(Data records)
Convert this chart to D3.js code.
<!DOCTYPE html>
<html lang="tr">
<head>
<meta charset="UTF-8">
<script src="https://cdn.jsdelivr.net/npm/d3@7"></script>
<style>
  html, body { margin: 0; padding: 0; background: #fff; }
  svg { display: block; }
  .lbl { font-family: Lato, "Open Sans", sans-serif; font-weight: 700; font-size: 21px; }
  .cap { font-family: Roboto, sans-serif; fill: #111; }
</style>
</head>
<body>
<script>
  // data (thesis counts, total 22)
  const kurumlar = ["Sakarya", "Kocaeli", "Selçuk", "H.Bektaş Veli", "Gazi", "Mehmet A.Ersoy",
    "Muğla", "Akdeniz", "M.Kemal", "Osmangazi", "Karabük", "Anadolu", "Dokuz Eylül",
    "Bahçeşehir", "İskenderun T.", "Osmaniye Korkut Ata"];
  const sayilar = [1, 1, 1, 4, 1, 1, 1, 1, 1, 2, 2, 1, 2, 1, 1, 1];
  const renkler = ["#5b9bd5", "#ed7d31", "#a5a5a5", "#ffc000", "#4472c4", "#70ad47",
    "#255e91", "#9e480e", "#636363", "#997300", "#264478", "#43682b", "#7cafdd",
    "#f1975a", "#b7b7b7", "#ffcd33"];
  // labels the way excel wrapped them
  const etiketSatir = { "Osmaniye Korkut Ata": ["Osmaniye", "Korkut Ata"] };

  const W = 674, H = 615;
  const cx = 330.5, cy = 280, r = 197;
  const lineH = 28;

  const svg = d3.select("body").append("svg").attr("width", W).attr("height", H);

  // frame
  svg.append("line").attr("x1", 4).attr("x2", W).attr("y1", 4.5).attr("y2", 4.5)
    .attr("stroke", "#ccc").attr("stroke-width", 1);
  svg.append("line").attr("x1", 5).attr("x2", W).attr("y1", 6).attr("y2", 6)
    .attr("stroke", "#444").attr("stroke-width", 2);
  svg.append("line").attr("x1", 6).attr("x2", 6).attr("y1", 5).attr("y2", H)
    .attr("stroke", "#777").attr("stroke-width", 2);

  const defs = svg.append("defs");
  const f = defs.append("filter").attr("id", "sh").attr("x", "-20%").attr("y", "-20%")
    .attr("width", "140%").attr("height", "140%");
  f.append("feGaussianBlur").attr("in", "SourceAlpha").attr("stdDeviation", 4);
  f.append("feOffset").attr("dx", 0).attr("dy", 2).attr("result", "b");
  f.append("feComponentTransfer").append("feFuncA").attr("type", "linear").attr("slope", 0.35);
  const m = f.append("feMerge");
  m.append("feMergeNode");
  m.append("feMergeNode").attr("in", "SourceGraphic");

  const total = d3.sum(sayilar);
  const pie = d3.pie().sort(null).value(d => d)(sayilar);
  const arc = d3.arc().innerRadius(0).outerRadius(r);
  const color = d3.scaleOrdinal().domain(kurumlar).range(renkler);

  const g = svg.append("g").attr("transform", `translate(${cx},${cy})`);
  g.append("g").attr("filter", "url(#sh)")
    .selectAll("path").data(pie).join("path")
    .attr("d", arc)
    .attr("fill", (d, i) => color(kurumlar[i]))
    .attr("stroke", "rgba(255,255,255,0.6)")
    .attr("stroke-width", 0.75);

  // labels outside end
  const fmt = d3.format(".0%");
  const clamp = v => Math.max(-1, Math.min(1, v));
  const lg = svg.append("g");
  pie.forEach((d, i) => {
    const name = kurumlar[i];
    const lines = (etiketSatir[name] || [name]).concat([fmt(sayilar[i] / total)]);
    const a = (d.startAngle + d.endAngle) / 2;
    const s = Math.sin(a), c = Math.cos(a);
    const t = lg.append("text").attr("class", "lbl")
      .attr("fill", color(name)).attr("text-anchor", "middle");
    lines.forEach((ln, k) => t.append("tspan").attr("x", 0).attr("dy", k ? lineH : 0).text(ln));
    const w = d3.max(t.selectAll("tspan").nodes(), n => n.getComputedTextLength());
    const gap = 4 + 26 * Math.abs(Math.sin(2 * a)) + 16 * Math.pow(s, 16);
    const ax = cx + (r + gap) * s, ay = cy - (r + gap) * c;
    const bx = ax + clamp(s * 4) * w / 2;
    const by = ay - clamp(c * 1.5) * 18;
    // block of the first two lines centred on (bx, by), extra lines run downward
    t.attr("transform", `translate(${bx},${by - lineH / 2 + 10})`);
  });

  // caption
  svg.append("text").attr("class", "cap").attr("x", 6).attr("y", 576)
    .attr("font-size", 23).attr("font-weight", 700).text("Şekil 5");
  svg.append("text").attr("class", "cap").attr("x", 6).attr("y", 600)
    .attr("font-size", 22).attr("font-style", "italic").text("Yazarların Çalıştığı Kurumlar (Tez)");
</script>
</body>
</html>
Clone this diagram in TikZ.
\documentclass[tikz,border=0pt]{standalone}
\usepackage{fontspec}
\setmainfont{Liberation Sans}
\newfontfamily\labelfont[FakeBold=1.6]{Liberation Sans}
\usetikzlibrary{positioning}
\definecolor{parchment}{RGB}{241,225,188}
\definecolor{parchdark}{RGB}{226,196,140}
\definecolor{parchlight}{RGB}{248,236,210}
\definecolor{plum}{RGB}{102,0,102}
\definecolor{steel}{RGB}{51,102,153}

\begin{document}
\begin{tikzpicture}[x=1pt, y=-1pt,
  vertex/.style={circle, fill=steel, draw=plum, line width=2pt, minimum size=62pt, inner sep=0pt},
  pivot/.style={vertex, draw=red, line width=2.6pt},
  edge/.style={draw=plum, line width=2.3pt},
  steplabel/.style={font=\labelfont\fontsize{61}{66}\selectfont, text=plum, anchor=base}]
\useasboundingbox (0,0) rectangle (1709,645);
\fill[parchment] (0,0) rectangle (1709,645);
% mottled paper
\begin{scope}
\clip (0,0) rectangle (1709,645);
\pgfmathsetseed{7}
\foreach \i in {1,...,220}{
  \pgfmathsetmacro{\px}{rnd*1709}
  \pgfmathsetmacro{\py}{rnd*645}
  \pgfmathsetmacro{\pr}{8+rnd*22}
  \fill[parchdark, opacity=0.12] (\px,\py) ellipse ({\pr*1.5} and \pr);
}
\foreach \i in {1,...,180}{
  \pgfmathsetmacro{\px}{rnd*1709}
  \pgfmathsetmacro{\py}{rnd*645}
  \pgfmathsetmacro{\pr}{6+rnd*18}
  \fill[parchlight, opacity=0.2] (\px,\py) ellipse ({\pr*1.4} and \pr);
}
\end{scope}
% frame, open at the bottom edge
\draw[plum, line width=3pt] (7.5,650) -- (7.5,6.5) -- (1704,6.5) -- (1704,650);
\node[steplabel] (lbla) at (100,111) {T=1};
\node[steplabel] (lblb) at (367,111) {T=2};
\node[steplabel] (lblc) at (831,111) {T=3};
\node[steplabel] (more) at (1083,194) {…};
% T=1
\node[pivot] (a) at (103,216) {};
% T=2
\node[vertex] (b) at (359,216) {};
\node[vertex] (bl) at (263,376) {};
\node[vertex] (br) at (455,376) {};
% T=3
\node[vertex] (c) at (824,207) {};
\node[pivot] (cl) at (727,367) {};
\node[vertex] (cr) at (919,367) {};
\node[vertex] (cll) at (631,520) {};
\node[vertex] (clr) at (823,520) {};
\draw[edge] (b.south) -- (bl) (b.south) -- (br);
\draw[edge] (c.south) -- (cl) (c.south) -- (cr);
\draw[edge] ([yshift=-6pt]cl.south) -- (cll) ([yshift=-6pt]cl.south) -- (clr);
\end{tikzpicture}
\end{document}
...
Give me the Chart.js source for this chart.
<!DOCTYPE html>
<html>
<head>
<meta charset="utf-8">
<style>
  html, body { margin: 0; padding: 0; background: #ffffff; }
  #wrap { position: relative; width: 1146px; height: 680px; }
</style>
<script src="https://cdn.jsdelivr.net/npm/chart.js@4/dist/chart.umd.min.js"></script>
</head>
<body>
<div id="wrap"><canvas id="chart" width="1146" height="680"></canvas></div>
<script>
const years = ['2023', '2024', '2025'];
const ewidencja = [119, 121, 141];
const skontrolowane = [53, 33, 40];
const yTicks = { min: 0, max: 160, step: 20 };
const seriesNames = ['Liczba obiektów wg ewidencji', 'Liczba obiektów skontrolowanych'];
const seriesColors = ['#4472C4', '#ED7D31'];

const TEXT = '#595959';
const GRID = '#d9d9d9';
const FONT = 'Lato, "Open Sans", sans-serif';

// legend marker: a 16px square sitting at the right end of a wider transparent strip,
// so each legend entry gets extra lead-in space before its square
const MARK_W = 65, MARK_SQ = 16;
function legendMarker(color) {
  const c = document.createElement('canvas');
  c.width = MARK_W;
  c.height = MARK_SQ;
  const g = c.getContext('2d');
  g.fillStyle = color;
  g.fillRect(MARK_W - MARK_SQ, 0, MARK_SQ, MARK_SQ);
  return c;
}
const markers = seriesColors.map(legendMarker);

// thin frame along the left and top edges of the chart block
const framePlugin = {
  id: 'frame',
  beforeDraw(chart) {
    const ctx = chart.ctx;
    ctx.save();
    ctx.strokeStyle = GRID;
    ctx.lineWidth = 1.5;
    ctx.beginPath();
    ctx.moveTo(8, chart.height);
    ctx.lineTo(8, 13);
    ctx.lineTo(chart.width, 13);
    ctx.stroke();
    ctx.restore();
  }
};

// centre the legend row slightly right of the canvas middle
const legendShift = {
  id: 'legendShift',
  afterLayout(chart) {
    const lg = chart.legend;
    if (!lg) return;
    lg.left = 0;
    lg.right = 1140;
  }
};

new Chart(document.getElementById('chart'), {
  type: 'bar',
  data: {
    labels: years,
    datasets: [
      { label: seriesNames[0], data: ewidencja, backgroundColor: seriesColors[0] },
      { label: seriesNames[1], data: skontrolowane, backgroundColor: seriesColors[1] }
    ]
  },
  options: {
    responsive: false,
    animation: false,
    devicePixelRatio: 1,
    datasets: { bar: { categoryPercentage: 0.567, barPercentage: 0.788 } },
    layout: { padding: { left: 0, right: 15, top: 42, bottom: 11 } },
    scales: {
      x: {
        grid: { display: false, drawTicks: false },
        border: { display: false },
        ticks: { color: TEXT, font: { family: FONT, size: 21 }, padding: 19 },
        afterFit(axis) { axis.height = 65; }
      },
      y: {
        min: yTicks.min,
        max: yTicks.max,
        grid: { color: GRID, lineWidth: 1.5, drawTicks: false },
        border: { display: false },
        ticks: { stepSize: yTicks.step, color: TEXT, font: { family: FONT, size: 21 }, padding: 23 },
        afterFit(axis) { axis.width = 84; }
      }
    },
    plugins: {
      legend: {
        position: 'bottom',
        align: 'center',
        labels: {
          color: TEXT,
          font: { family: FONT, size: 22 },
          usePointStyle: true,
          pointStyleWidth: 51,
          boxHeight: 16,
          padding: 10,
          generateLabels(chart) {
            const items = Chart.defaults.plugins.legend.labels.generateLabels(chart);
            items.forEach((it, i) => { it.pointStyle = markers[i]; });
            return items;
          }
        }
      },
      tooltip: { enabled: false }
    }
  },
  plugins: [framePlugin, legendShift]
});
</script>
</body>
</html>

_WHAT IS NEEDED_:
Using the data above, say how many lines include "this". No other reply is needed.

_TASK SOLUTION_:
3